* _Data listing_
------------

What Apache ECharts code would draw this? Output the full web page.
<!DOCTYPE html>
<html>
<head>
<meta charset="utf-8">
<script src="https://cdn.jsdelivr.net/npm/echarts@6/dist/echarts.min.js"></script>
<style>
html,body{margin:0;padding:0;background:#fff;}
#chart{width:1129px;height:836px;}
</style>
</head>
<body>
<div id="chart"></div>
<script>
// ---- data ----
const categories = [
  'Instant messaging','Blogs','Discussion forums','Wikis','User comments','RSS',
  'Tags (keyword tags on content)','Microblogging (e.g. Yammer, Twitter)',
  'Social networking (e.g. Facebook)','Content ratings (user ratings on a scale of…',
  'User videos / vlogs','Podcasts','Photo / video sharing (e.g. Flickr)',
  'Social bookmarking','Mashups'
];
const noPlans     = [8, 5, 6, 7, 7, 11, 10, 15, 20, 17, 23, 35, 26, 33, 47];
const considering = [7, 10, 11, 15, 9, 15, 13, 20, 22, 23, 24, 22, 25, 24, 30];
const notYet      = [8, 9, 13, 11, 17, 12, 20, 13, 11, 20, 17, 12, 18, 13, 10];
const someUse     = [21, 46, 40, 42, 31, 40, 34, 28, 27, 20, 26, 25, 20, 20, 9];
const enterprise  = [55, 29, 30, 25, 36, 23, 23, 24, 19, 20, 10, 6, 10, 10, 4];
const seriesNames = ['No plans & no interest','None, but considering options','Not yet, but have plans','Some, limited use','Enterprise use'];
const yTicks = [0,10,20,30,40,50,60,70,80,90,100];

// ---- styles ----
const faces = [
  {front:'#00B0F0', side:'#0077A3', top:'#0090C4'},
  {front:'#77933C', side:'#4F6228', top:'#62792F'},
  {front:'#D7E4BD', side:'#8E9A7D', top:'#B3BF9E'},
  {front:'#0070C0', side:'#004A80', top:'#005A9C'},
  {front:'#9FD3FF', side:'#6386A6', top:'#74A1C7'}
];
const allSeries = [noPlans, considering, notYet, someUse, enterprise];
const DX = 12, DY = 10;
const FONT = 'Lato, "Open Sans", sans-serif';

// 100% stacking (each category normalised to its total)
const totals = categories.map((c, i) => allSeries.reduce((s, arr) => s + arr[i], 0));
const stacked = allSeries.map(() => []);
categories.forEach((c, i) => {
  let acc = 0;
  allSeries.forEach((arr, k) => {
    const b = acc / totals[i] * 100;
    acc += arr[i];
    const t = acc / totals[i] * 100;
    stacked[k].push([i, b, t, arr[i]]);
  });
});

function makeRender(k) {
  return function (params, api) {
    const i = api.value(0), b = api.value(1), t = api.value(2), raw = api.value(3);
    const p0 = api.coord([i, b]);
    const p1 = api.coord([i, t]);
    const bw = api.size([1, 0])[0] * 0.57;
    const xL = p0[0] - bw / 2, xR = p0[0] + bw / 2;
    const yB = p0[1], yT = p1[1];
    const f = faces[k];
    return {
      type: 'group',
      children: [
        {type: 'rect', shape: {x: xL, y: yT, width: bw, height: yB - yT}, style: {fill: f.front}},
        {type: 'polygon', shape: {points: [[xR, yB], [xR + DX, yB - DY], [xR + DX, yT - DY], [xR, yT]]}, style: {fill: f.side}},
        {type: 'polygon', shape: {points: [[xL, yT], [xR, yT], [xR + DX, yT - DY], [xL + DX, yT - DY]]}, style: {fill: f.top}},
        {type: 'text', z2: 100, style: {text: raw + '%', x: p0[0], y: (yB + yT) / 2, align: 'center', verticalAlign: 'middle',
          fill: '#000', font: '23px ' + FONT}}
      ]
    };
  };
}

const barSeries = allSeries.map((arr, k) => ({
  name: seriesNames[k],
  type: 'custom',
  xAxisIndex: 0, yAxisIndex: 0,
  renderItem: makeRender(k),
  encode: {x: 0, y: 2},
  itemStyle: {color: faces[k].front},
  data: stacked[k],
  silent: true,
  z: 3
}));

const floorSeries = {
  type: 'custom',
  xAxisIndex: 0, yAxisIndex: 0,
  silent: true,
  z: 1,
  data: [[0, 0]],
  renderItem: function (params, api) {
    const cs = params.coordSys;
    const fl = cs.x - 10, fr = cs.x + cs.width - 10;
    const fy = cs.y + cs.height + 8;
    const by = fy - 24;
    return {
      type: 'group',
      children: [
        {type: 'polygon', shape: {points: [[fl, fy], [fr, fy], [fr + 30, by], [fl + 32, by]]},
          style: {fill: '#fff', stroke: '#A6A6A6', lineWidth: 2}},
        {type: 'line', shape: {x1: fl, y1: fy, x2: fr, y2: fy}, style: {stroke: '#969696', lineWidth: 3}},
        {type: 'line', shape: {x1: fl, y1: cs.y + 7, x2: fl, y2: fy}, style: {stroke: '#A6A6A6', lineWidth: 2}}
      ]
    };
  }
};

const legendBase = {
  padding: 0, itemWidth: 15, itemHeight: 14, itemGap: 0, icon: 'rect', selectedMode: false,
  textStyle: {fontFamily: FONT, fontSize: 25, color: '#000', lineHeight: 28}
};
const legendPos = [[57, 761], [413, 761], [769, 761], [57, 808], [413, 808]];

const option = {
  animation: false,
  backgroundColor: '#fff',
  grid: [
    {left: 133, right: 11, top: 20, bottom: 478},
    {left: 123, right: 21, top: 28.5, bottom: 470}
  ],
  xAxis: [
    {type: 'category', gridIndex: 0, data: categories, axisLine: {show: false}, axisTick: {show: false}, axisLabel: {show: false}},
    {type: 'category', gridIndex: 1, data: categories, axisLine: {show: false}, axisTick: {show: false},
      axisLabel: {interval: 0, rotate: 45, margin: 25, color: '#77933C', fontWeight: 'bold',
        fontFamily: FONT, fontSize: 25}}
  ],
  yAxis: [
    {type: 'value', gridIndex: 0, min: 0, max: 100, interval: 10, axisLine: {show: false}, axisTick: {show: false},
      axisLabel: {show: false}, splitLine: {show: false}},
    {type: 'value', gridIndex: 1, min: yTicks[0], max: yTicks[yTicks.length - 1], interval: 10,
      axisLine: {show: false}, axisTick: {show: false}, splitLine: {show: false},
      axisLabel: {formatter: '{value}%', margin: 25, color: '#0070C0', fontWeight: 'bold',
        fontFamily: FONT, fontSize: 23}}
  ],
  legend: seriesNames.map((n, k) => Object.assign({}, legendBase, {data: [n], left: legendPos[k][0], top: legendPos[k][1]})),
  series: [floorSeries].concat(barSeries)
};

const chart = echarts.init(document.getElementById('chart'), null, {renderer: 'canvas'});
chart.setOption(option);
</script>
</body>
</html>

------------

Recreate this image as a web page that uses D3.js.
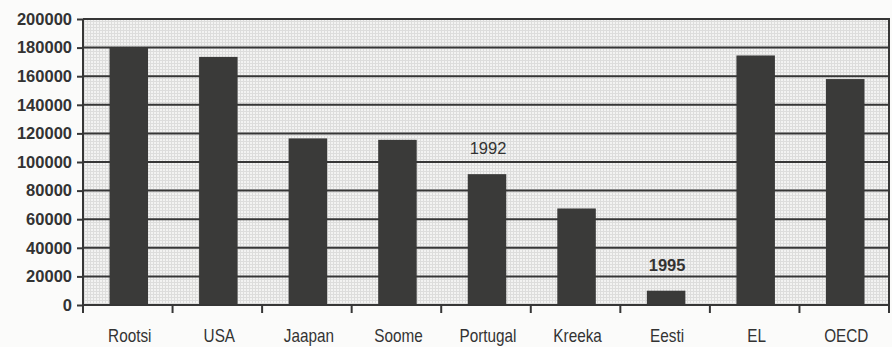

------------

* _Exercise aim_
Copy each line of the data that contains the word "this".

* _Full response_
What Apache ECharts code would draw this? Output the full web page.
Recreate this image as a web page that uses D3.js.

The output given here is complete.